--- Begin DATASET EXCERPT ---
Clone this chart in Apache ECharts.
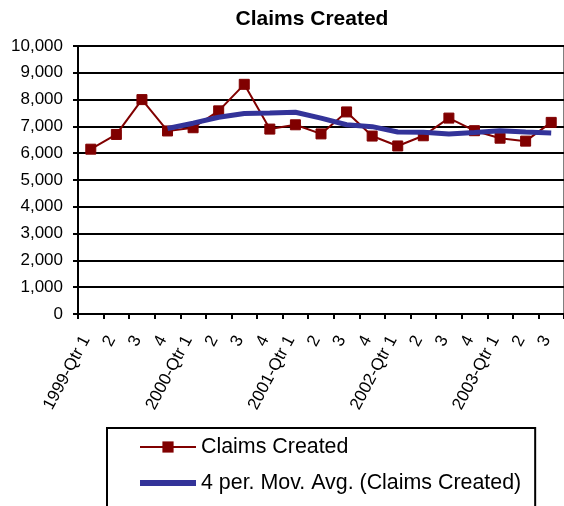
<!DOCTYPE html>
<html>
<head>
<meta charset="utf-8">
<script src="https://cdn.jsdelivr.net/npm/echarts@6/dist/echarts.min.js"></script>
<style>
  html, body { margin: 0; padding: 0; background: #fff; }
  #chart { width: 564px; height: 506px; }
</style>
</head>
<body>
<div id="chart"></div>
<script>
// Quarterly claim counts, 1999 Q1 – 2003 Q3
const quarters = [
  '1999-Qtr 1', '2', '3', '4',
  '2000-Qtr 1', '2', '3', '4',
  '2001-Qtr 1', '2', '3', '4',
  '2002-Qtr 1', '2', '3', '4',
  '2003-Qtr 1', '2', '3'
];

const claimsCreated = [
  6150, 6700, 8000, 6830,
  6950, 7580, 8570, 6900,
  7060, 6720, 7540, 6640,
  6270, 6650, 7310, 6840,
  6560, 6450, 7150
];

// 4-period moving average trend (starts at the 4th quarter)
const movingAvg = [
  null, null, null, 6920,
  7120, 7340, 7480, 7500,
  7530, 7310, 7060, 6990,
  6790, 6780, 6720, 6770,
  6840, 6790, 6750
];

const yTicks = { min: 0, max: 10000, interval: 1000 };

const seriesNames = ['Claims Created', '4 per. Mov. Avg. (Claims Created)'];

const font = '"Liberation Sans", Arial, sans-serif';
const chart = echarts.init(document.getElementById('chart'), null, { renderer: 'canvas' });

// thick bar legend key for the trend line (invisible moves keep the box 56x14)
const trendKey = 'path://M0,0 M0,4 L56,4 L56,10 L0,10 Z M0,14';

chart.setOption({
  animation: false,
  backgroundColor: '#ffffff',
  textStyle: { fontFamily: font, color: '#000' },
  title: {
    text: 'Claims Created',
    left: 307,
    textAlign: 'center',
    top: 4,
    textStyle: { fontFamily: font, fontSize: 21, fontWeight: 'bold', color: '#000' }
  },
  grid: {
    left: 78,
    top: 46,
    width: 490,
    height: 268,
    containLabel: false,
    show: true,
    borderColor: '#808080',
    borderWidth: 2,
    backgroundColor: 'transparent'
  },
  legend: {
    orient: 'vertical',
    left: 107,
    top: 428,
    height: 160,
    itemWidth: 56,
    itemHeight: 14,
    itemGap: 14,
    padding: [8, 14, 40, 32],
    borderColor: '#000',
    borderWidth: 2,
    textStyle: { fontFamily: font, fontSize: 21.4, lineHeight: 22, color: '#000' },
    data: [
      { name: seriesNames[0] },
      { name: seriesNames[1], icon: trendKey }
    ]
  },
  xAxis: {
    type: 'category',
    data: quarters,
    boundaryGap: true,
    axisLine: { lineStyle: { color: '#000', width: 2 } },
    axisTick: { show: true, alignWithLabel: false, length: 5, lineStyle: { color: '#000', width: 2 } },
    axisLabel: {
      interval: 0,
      rotate: 62,
      fontFamily: font,
      fontSize: 17,
      color: '#000',
      margin: 14,
      padding: [0, 10, 0, 0]
    },
    splitLine: { show: false }
  },
  yAxis: {
    type: 'value',
    min: yTicks.min,
    max: yTicks.max,
    interval: yTicks.interval,
    axisLine: { show: true, lineStyle: { color: '#000', width: 2 } },
    axisTick: { show: true, length: 5, lineStyle: { color: '#000', width: 2 } },
    axisLabel: {
      fontFamily: font,
      fontSize: 17,
      color: '#000',
      margin: 15,
      formatter: v => v.toLocaleString('en-US')
    },
    splitLine: { show: true, lineStyle: { color: '#000', width: 2 } }
  },
  series: [
    {
      name: seriesNames[0],
      type: 'line',
      data: claimsCreated,
      symbol: 'rect',
      symbolSize: 10,
      color: '#800000',
      lineStyle: { color: '#800000', width: 2 },
      itemStyle: { color: '#800000', borderColor: '#800000' },
      z: 3
    },
    {
      name: seriesNames[1],
      type: 'line',
      data: movingAvg,
      symbol: 'none',
      showSymbol: false,
      color: '#333399',
      lineStyle: { color: '#333399', width: 5 },
      itemStyle: { color: '#333399' },
      z: 4
    }
  ]
});
</script>
</body>
</html>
--- End DATASET EXCERPT ---
GIVEN PROBLEM → Without the pictures, return the listing above from its first line through the line that has "const trendKey = 'path://M0,0".

TASK RESPONSE →
Clone this chart in Apache ECharts.
<!DOCTYPE html>
<html>
<head>
<meta charset="utf-8">
<script src="https://cdn.jsdelivr.net/npm/echarts@6/dist/echarts.min.js"></script>
<style>
  html, body { margin: 0; padding: 0; background: #fff; }
  #chart { width: 564px; height: 506px; }
</style>
</head>
<body>
<div id="chart"></div>
<script>
// Quarterly claim counts, 1999 Q1 – 2003 Q3
const quarters = [
  '1999-Qtr 1', '2', '3', '4',
  '2000-Qtr 1', '2', '3', '4',
  '2001-Qtr 1', '2', '3', '4',
  '2002-Qtr 1', '2', '3', '4',
  '2003-Qtr 1', '2', '3'
];

const claimsCreated = [
  6150, 6700, 8000, 6830,
  6950, 7580, 8570, 6900,
  7060, 6720, 7540, 6640,
  6270, 6650, 7310, 6840,
  6560, 6450, 7150
];

// 4-period moving average trend (starts at the 4th quarter)
const movingAvg = [
  null, null, null, 6920,
  7120, 7340, 7480, 7500,
  7530, 7310, 7060, 6990,
  6790, 6780, 6720, 6770,
  6840, 6790, 6750
];

const yTicks = { min: 0, max: 10000, interval: 1000 };

const seriesNames = ['Claims Created', '4 per. Mov. Avg. (Claims Created)'];

const font = '"Liberation Sans", Arial, sans-serif';
const chart = echarts.init(document.getElementById('chart'), null, { renderer: 'canvas' });

// thick bar legend key for the trend line (invisible moves keep the box 56x14)
const trendKey = 'path://M0,0 M0,4 L56,4 L56,10 L0,10 Z M0,14';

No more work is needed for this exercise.